I was drawn to this story line as I usually am by the "life of the pop" star aspect...but even more so by the supposed relationship of these two women. We find out early on that there was some big event that caused the family to separate at its core..which in this case was Kelsey and Logan's fathers. Something is eluded to the whole way through, and it has shaped each of their lives and relationships differently starting when Kelsey and her mother leave for LA when she is a pre-teen.
Kelsey and her parents are the poster children for dysfunction. They are all in denial, they never deal with how anyone is truly feeling or what anyone wants, they are just cogs in the entertainment industry's machine. Her parents, while at one time may have been well meaning, now come off as greedy and mean. They constantly push Kelsey to the extreme, berate her or manipulate her in to doing any and every thing and seem to have no desire for her physical or mental well being UNLESS it interferes with their financial bottom line. Kelsey plays into this by allowing them to be this way. She's so crippled by their demeaning, belittling, hovering ways that rather than act like the 25 year old she is, she acts like a teenager constantly acting out. When actually she tries to make decisions, she is constantly undermined and outvoted or pushed aside.
This happens so much I think, and is so sad. Michelle (Kelsey's mother) was one of those mom's who really enjoys being in the lime light...or the best friend...as she talks about as being this to Kelsey from the time she was 11. There is no other way for them to be, I suppose...and I don't think it always has to be a famous teen to make families dysfunctional, but every situation was extravagant as the life they lead. Kelsey's only goal is to be loved...but since she really doesn't know how she screws up pretty much every chance she has in some way shape or form...and her parents help her do it.
Seeing as Logan has been in the 'real world' for her entire life, you'd think that she'd be able to be a voice of reason in the debacle that is this family...but instead she gets sucked into the vortex like everyone else. She knows on some level that everything going on in this family is wrong and she mutters her feelings here or there but she never really tries to show Kelsey how crazy their lives are. On the few occasions that she does say something, she is immediately shot down by one or all of them, so she just continues to feed into the crazy. Luckily, early on she met a guy in her same position named Finn and he's able to be an outlet for sanity and reason when things just get to be too much.

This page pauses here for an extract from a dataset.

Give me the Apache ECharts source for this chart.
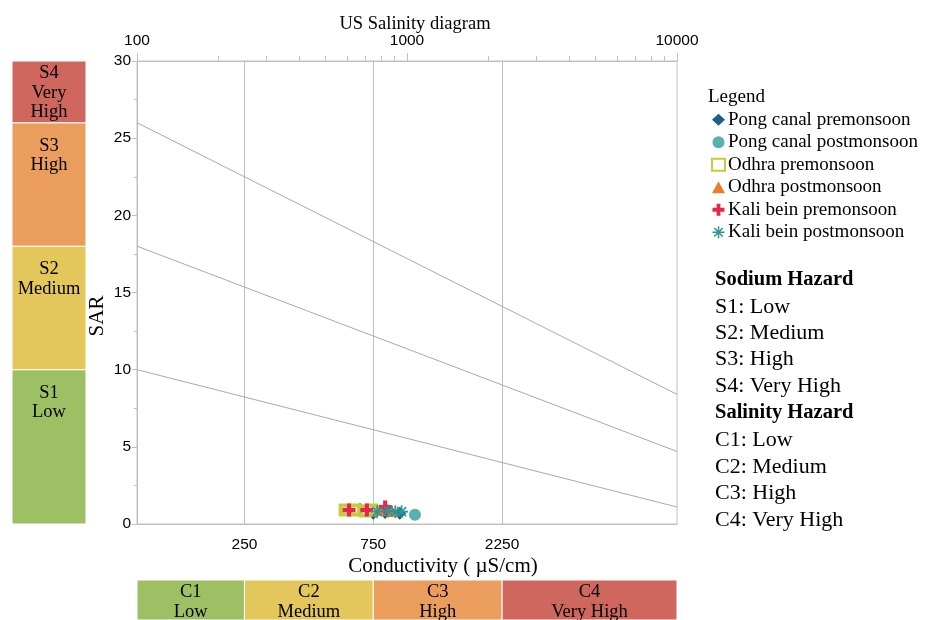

I was disappointed in Logan and Kelsey. Logan didn't speak her mind, but Kelsey only treated her as a BFF when it suited her...any other time she treated her as a lowly employee who did everything for her, but would be mad when Logan didn't do every single thing she wanted. Couple that with Kelsey's parents making it clear that Logan's opinions were not wanted. Logan keeps the story moving and is there for her, but it was underappreciated.
I kept waiting for there to be that one pinnacle moment when everything just exploded and a resolution would start to form, but instead it was just one insane and frustrating event after another. It wore me out. By the end I was just so disappointed in all of the characters and in their inability to get control of their lives that I really didn't like them very much. The only ones who generated any ray of hope were Logan and Finn..so here's to hoping that they can maintain their sanity and reason in an industry that seems intent on making everyone else crazy.
I too feel mostly the same way as you! I wanted somebody to learn something before the end...but they didn't. They learned zero..there is not much resolution...an allusion to it is probably more accurate. I had such high hopes all of the way through, and stayed up waaayyyy too late last night finishing it, but was disappointed by the seemingly rushed ending. I will try to look at it from the point of view is that is how the big machine of show business works...still trying!